### [TO BE DONE]
Pictures stay out of the copy; set down each line of the listing below exactly.

### [GIVEN INFORMATION]

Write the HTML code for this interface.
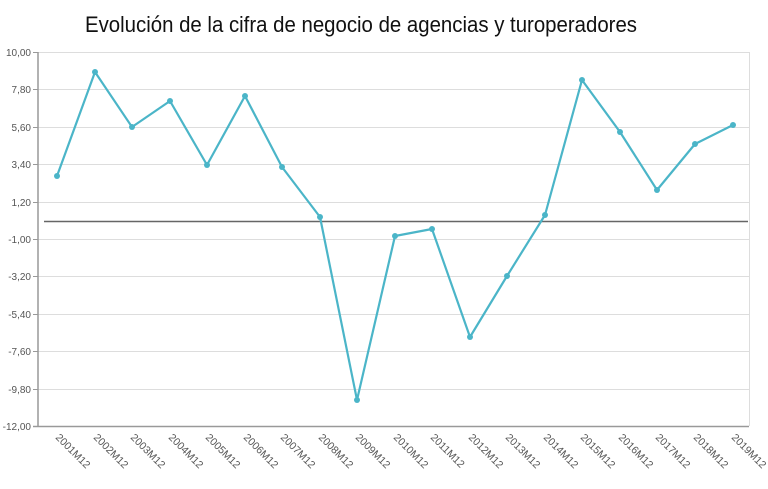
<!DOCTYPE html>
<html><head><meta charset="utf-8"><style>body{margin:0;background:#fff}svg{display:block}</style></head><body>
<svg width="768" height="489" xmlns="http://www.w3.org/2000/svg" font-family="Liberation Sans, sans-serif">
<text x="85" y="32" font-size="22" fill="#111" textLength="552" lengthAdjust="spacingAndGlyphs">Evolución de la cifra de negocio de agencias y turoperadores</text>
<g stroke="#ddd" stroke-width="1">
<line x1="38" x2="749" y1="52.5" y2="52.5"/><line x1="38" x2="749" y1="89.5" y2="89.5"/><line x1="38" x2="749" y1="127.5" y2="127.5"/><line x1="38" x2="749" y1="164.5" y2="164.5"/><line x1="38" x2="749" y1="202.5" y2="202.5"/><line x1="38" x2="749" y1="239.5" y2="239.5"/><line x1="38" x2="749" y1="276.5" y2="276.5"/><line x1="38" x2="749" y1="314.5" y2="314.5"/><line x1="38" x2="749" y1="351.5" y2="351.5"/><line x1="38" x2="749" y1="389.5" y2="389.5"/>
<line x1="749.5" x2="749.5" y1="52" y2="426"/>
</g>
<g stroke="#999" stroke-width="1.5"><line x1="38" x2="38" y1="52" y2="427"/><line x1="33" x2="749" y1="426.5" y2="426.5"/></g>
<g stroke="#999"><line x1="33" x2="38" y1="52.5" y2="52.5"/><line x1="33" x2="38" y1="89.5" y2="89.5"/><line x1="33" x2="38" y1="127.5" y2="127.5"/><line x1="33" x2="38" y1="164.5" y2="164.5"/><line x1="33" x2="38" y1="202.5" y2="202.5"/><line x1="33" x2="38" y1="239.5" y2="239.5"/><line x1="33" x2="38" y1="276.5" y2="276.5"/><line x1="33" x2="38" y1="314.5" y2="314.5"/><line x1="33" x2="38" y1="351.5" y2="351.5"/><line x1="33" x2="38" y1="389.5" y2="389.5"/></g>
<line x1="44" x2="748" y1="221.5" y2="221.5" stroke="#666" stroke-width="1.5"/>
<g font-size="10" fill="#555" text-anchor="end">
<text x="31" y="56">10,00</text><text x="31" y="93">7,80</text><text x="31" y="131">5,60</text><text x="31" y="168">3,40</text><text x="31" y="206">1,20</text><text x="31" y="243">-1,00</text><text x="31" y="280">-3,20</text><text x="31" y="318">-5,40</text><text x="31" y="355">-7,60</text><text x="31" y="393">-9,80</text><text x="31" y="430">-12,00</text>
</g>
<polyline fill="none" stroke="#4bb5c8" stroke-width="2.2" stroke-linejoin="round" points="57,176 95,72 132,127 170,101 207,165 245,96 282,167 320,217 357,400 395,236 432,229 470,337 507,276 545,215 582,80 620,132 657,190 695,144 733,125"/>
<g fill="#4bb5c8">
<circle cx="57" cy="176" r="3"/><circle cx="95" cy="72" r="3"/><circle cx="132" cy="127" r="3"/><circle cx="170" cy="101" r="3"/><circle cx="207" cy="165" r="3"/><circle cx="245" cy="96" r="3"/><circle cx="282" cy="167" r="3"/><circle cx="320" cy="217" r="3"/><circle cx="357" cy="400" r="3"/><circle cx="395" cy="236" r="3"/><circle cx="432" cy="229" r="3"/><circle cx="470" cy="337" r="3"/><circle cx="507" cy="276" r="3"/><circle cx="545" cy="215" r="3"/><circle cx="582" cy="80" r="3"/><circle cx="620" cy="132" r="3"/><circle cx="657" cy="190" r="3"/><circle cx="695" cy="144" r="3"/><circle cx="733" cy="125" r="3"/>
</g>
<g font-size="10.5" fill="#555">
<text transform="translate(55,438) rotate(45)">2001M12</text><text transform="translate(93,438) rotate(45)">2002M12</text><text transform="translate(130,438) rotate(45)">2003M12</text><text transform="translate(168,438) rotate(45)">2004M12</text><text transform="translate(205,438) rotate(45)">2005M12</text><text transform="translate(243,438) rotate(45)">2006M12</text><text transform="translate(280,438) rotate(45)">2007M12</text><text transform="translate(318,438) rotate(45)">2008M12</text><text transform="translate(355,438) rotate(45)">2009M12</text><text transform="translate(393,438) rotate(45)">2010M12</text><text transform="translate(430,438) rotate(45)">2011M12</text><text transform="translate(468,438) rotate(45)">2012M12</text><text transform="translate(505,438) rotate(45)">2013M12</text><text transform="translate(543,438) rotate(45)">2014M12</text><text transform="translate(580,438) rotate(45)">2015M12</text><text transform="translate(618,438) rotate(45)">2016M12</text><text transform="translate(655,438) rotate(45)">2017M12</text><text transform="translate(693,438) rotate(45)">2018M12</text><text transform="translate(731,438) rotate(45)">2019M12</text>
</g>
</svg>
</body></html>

### [FINISHED TASK]
Write the HTML code for this interface.
<!DOCTYPE html>
<html><head><meta charset="utf-8"><style>body{margin:0;background:#fff}svg{display:block}</style></head><body>
<svg width="768" height="489" xmlns="http://www.w3.org/2000/svg" font-family="Liberation Sans, sans-serif">
<text x="85" y="32" font-size="22" fill="#111" textLength="552" lengthAdjust="spacingAndGlyphs">Evolución de la cifra de negocio de agencias y turoperadores</text>
<g stroke="#ddd" stroke-width="1">
<line x1="38" x2="749" y1="52.5" y2="52.5"/><line x1="38" x2="749" y1="89.5" y2="89.5"/><line x1="38" x2="749" y1="127.5" y2="127.5"/><line x1="38" x2="749" y1="164.5" y2="164.5"/><line x1="38" x2="749" y1="202.5" y2="202.5"/><line x1="38" x2="749" y1="239.5" y2="239.5"/><line x1="38" x2="749" y1="276.5" y2="276.5"/><line x1="38" x2="749" y1="314.5" y2="314.5"/><line x1="38" x2="749" y1="351.5" y2="351.5"/><line x1="38" x2="749" y1="389.5" y2="389.5"/>
<line x1="749.5" x2="749.5" y1="52" y2="426"/>
</g>
<g stroke="#999" stroke-width="1.5"><line x1="38" x2="38" y1="52" y2="427"/><line x1="33" x2="749" y1="426.5" y2="426.5"/></g>
<g stroke="#999"><line x1="33" x2="38" y1="52.5" y2="52.5"/><line x1="33" x2="38" y1="89.5" y2="89.5"/><line x1="33" x2="38" y1="127.5" y2="127.5"/><line x1="33" x2="38" y1="164.5" y2="164.5"/><line x1="33" x2="38" y1="202.5" y2="202.5"/><line x1="33" x2="38" y1="239.5" y2="239.5"/><line x1="33" x2="38" y1="276.5" y2="276.5"/><line x1="33" x2="38" y1="314.5" y2="314.5"/><line x1="33" x2="38" y1="351.5" y2="351.5"/><line x1="33" x2="38" y1="389.5" y2="389.5"/></g>
<line x1="44" x2="748" y1="221.5" y2="221.5" stroke="#666" stroke-width="1.5"/>
<g font-size="10" fill="#555" text-anchor="end">
<text x="31" y="56">10,00</text><text x="31" y="93">7,80</text><text x="31" y="131">5,60</text><text x="31" y="168">3,40</text><text x="31" y="206">1,20</text><text x="31" y="243">-1,00</text><text x="31" y="280">-3,20</text><text x="31" y="318">-5,40</text><text x="31" y="355">-7,60</text><text x="31" y="393">-9,80</text><text x="31" y="430">-12,00</text>
</g>
<polyline fill="none" stroke="#4bb5c8" stroke-width="2.2" stroke-linejoin="round" points="57,176 95,72 132,127 170,101 207,165 245,96 282,167 320,217 357,400 395,236 432,229 470,337 507,276 545,215 582,80 620,132 657,190 695,144 733,125"/>
<g fill="#4bb5c8">
<circle cx="57" cy="176" r="3"/><circle cx="95" cy="72" r="3"/><circle cx="132" cy="127" r="3"/><circle cx="170" cy="101" r="3"/><circle cx="207" cy="165" r="3"/><circle cx="245" cy="96" r="3"/><circle cx="282" cy="167" r="3"/><circle cx="320" cy="217" r="3"/><circle cx="357" cy="400" r="3"/><circle cx="395" cy="236" r="3"/><circle cx="432" cy="229" r="3"/><circle cx="470" cy="337" r="3"/><circle cx="507" cy="276" r="3"/><circle cx="545" cy="215" r="3"/><circle cx="582" cy="80" r="3"/><circle cx="620" cy="132" r="3"/><circle cx="657" cy="190" r="3"/><circle cx="695" cy="144" r="3"/><circle cx="733" cy="125" r="3"/>
</g>
<g font-size="10.5" fill="#555">
<text transform="translate(55,438) rotate(45)">2001M12</text><text transform="translate(93,438) rotate(45)">2002M12</text><text transform="translate(130,438) rotate(45)">2003M12</text><text transform="translate(168,438) rotate(45)">2004M12</text><text transform="translate(205,438) rotate(45)">2005M12</text><text transform="translate(243,438) rotate(45)">2006M12</text><text transform="translate(280,438) rotate(45)">2007M12</text><text transform="translate(318,438) rotate(45)">2008M12</text><text transform="translate(355,438) rotate(45)">2009M12</text><text transform="translate(393,438) rotate(45)">2010M12</text><text transform="translate(430,438) rotate(45)">2011M12</text><text transform="translate(468,438) rotate(45)">2012M12</text><text transform="translate(505,438) rotate(45)">2013M12</text><text transform="translate(543,438) rotate(45)">2014M12</text><text transform="translate(580,438) rotate(45)">2015M12</text><text transform="translate(618,438) rotate(45)">2016M12</text><text transform="translate(655,438) rotate(45)">2017M12</text><text transform="translate(693,438) rotate(45)">2018M12</text><text transform="translate(731,438) rotate(45)">2019M12</text>
</g>
</svg>
</body></html>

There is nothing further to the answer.